Marilyn Manson took the stage on Saturday.

Saturday's performances ended with Blink 182's pop-punk party, where the crowd reached peak rowdiness during the single, “First Date.” Confetti cannons, inflatable aliens and a song played completely in the dark made it one of the weekend's funnest sets.

On Sunday afternoon, the wildest crowds thrashed for Babymetal, the Japanese trio that performs cute, choreographed J-pop perverted by demonic breakdowns. A massive pit brawl imperiled the crowd during “Megitsune,” where a traditionally zen, Japanese folk-song called “Cherry Blossoms, Cherry Blossoms” morphed into heavy artillery for a stampede.

Aftershock ended with Korn and Tool. Korn brought chunky nu-metal grooves with scat and bagpipes, and Tool fans witnessed an extended prog-rock journey. Abstract images displayed on the stage's massive screens as the band debuted some tracks from its latest album, Fear Inoculum.
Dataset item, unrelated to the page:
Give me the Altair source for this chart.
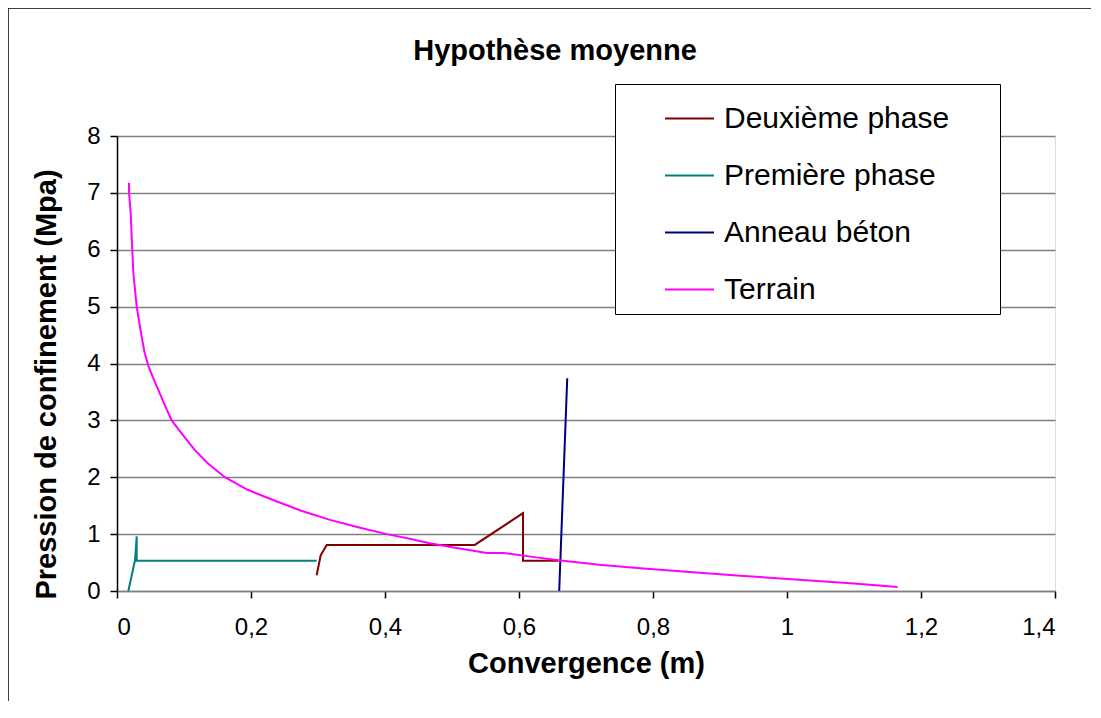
import altair as alt
import pandas as pd

# ---- data ----
series_names = ["Deuxième phase", "Première phase", "Anneau béton", "Terrain"]
series_colors = ["#800000", "#008080", "#000080", "#FF00FF"]

terrain_x = [0.0179, 0.018, 0.0204, 0.0228, 0.0244, 0.0294, 0.0368, 0.041, 0.047, 0.055,
             0.064, 0.072, 0.0816, 0.1, 0.116, 0.135, 0.161, 0.195, 0.233, 0.275,
             0.318, 0.36, 0.4025, 0.437, 0.467, 0.50, 0.552, 0.577, 0.62, 0.659,
             0.72, 0.781, 0.85, 0.93, 1.029, 1.10, 1.165]
terrain_y = [7.18, 7.0, 6.65, 6.0, 5.59, 5.0, 4.47, 4.2, 3.95, 3.72,
             3.47, 3.25, 3.0, 2.72, 2.48, 2.25, 2.0, 1.78, 1.60, 1.41,
             1.25, 1.12, 1.0, 0.92, 0.84, 0.77, 0.67, 0.67, 0.60, 0.54,
             0.46, 0.40, 0.34, 0.27, 0.19, 0.13, 0.07]

deux_x = [0.298, 0.304, 0.313, 0.534, 0.606, 0.606, 0.659]
deux_y = [0.276, 0.628, 0.81, 0.81, 1.37, 0.53, 0.53]

prem_x = [0.0169, 0.0269, 0.0294, 0.0294, 0.028, 0.298]
prem_y = [0.0, 0.54, 0.96, 0.53, 0.53, 0.53]

anneau_x = [0.66, 0.672]
anneau_y = [0.0, 3.74]

x_ticks = [0, 0.2, 0.4, 0.6, 0.8, 1, 1.2, 1.4]
y_ticks = [0, 1, 2, 3, 4, 5, 6, 7, 8]

rows = []
for name, xs, ys in [("Deuxième phase", deux_x, deux_y),
                     ("Première phase", prem_x, prem_y),
                     ("Anneau béton", anneau_x, anneau_y),
                     ("Terrain", terrain_x, terrain_y)]:
    for i, (xv, yv) in enumerate(zip(xs, ys)):
        rows.append({"series": name, "x": xv, "y": yv, "idx": i})
df = pd.DataFrame(rows)

W, H = 938, 455
PAD_L, PAD_T, PAD_R, PAD_B = 109, 128, 36, 110
# invisible padding so the legend box is as wide as in the reference
LEGEND_PAD = "\u00a0" * 5 + "\u200b"

x_enc = alt.X("x:Q",
              scale=alt.Scale(domain=[0, 1.4], nice=False, zero=False),
              axis=alt.Axis(values=x_ticks,
                            labelExpr="replace(toString(datum.value), '.', ',')",
                            title="Convergence (m)",
                            titleFont="Liberation Sans", titleFontSize=29, titleFontWeight="bold",
                            titleColor="#000", titleY=72, titleBaseline="middle",
                            labelFont="Liberation Sans", labelFontSize=24, labelColor="#000",
                            labelPadding=17, tickSize=7, tickColor="#000", tickWidth=1.5,
                            domainColor="#808080", domainWidth=1.5,
                            grid=False))
y_enc = alt.Y("y:Q",
              scale=alt.Scale(domain=[0, 8], nice=False, zero=False),
              axis=alt.Axis(values=y_ticks,
                            title="Pression de confinement (Mpa)",
                            titleFont="Liberation Sans", titleFontSize=29, titleFontWeight="bold",
                            titleColor="#000", titleX=-71, titleY=248, titleAngle=270,
                            titleAlign="center", titleBaseline="middle",
                            labelFont="Liberation Sans", labelFontSize=24, labelColor="#000",
                            labelPadding=10, tickSize=7, tickColor="#000", tickWidth=1.5,
                            domainColor="#000", domainWidth=1.5,
                            grid=True, gridColor="#808080", gridWidth=1.5))
color_enc = alt.Color("series:N",
                      scale=alt.Scale(domain=series_names, range=series_colors),
                      legend=alt.Legend(title=None, orient="none", legendX=498, legendY=-52,
                                        strokeColor="#000", fillColor="#ffffff",
                                        padding=9, symbolOffset=40,
                                        symbolType="stroke", symbolSize=2401,
                                        symbolStrokeWidth=2, labelFont="Liberation Sans",
                                        labelFontSize=30, labelColor="#000", labelOffset=9,
                                        labelExpr="datum.label + '" + LEGEND_PAD + "'",
                                        rowPadding=16, labelLimit=500))

base = alt.Chart(df).encode(x=x_enc, y=y_enc, color=color_enc, order=alt.Order("idx:Q"))

layers = []
for name in ["Première phase", "Deuxième phase", "Anneau béton", "Terrain"]:
    layers.append(base.transform_filter(alt.datum.series == name)
                  .mark_line(strokeWidth=2, clip=False))

frame_df = pd.DataFrame({"k": [0]})
frame_top = alt.Chart(frame_df).mark_rule(color="#000", strokeWidth=1.5).encode(
    x=alt.value(-PAD_L), x2=alt.value(W + PAD_R), y=alt.value(-PAD_T))
frame_left = alt.Chart(frame_df).mark_rule(color="#000", strokeWidth=1.5).encode(
    x=alt.value(-PAD_L), y=alt.value(-PAD_T), y2=alt.value(H + PAD_B))

chart = alt.layer(frame_top, frame_left, *layers).properties(
    width=W, height=H,
    autosize=alt.AutoSizeParams(type="none"),
    padding={"left": PAD_L, "top": PAD_T, "right": PAD_R, "bottom": PAD_B},
    title=alt.TitleParams("Hypothèse moyenne", font="Liberation Sans", fontSize=29,
                          fontWeight="bold", color="#000", anchor="middle",
                          frame="group", dx=-31, offset=-73, baseline="middle"),
).configure_view(stroke=None).configure(background="#ffffff")

chart.save("out.html", embed_options={"renderer": "svg", "actions": False})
The global “heavy-metal family” was a common theme for onstage banter; shock rockers used their strongman characters to advocate for diversity and inclusion.
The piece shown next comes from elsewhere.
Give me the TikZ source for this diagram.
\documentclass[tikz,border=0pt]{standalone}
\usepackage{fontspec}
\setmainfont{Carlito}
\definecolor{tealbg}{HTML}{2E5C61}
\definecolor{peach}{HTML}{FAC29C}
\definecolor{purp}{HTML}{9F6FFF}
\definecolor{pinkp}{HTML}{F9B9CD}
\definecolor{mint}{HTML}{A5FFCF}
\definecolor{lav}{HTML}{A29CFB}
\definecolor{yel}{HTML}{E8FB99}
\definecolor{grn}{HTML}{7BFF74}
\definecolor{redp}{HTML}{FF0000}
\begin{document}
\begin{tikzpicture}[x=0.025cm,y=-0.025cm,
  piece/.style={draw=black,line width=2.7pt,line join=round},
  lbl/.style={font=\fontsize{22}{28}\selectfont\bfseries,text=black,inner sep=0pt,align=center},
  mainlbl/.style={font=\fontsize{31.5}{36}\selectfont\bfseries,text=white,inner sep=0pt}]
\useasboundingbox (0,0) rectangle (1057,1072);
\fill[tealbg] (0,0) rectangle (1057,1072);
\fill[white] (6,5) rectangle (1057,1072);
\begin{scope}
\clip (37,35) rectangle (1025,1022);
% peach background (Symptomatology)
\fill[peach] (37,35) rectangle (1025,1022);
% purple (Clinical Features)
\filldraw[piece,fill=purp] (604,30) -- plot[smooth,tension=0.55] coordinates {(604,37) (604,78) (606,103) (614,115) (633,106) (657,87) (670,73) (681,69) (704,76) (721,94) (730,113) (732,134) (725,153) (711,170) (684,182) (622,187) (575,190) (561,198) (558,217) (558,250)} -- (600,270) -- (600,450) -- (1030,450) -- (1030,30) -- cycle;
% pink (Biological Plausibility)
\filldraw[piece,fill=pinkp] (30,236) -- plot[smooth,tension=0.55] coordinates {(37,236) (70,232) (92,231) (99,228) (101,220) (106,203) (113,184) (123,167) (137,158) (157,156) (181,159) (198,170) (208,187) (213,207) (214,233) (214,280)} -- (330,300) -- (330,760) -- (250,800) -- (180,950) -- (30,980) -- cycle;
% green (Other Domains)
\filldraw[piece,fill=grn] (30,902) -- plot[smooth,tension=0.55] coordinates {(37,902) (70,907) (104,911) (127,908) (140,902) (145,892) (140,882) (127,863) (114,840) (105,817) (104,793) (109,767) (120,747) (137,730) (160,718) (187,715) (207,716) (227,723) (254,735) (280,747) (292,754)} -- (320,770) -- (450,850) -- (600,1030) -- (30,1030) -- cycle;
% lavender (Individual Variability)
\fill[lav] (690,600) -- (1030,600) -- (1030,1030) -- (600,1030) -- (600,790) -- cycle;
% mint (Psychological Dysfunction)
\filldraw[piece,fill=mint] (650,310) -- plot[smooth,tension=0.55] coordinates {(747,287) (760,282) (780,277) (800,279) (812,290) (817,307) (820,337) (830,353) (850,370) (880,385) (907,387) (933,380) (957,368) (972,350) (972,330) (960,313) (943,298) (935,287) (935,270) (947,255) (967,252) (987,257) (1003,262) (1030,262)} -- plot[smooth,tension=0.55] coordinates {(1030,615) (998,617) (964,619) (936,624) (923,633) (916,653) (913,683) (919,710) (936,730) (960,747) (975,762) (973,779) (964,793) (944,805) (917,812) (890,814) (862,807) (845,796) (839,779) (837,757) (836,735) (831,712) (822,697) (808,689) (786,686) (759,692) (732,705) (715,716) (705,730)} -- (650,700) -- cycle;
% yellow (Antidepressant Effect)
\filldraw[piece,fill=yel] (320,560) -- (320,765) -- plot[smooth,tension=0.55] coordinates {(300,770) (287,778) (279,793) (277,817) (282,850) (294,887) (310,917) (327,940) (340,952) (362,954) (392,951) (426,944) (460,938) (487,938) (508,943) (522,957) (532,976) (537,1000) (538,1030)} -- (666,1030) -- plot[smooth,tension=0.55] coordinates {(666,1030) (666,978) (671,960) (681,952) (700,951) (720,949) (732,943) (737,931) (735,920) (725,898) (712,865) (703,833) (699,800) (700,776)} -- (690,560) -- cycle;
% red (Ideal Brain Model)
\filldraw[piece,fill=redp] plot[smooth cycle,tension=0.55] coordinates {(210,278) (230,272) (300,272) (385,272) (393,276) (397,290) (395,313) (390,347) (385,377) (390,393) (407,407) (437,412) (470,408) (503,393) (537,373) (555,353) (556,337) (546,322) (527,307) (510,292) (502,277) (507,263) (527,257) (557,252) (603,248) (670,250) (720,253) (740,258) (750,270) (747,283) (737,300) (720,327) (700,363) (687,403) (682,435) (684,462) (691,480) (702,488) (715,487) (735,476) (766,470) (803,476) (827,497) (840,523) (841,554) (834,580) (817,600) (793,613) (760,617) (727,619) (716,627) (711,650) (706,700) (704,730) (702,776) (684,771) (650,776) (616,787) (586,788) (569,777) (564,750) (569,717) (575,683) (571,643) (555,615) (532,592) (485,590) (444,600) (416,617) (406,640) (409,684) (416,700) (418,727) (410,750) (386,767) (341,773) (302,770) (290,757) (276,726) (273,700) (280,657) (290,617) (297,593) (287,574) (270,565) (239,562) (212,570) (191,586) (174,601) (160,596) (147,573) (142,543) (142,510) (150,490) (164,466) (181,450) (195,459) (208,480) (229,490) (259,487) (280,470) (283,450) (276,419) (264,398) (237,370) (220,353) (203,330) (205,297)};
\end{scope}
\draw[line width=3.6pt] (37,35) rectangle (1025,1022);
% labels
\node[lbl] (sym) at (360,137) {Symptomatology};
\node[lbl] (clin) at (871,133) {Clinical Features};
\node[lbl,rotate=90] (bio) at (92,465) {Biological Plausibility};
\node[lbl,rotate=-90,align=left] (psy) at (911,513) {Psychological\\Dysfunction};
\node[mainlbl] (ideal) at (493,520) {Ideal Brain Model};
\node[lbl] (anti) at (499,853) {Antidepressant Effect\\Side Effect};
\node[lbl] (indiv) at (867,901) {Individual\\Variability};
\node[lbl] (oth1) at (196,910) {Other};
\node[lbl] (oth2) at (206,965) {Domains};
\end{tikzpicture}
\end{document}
“You have family all over the world,” Slipknot's Taylor told the crowd. “It doesn't matter what color their skin is. It doesn't matter what f---ing language they speak, who they love, where they live.”

Japanese trio Babymetal drew wild crowds Sunday.

Backstage, the message resonated with performers such as Babymetal, who tour internationally.

“The passion that [we] receive from fans, some are crying and some are screaming,” Su-metal, Babymetal's frontwoman, told SN&R through a translator. “Seeing all of this within the performance, [I] realize that music is limitless … everyone becomes united through the power of music.”

Sacramento could become the movement's mecca. Fans such as Nick Tujfly traveled more than 2,500 miles from a part of Canada, where he said the metal scene is “nonexistent.” “We live in the bible belt,” he said.

Aftershock 2019 may have brought an estimated $30 million in tourism dollars to the region, according to a 2017 study that Visit Sacramento extrapolated to account for the third day and increased capacity at Discovery Park.

“It's the largest hard rock festival on the West Coast, and there's cache for Sacramento to host it,” said Mike Testa, Visit Sacramento's president. “The benefit for locals is we get to see a really great show in our backyard, but it also brings in a ton of outside dollars into the economy.”

With Metallica headlining next year, the festival is poised to grow.

“People primally need to be there, and they travel far and wide and save up and maybe miss a rent payment,” said Hale. “And you feel that from people.”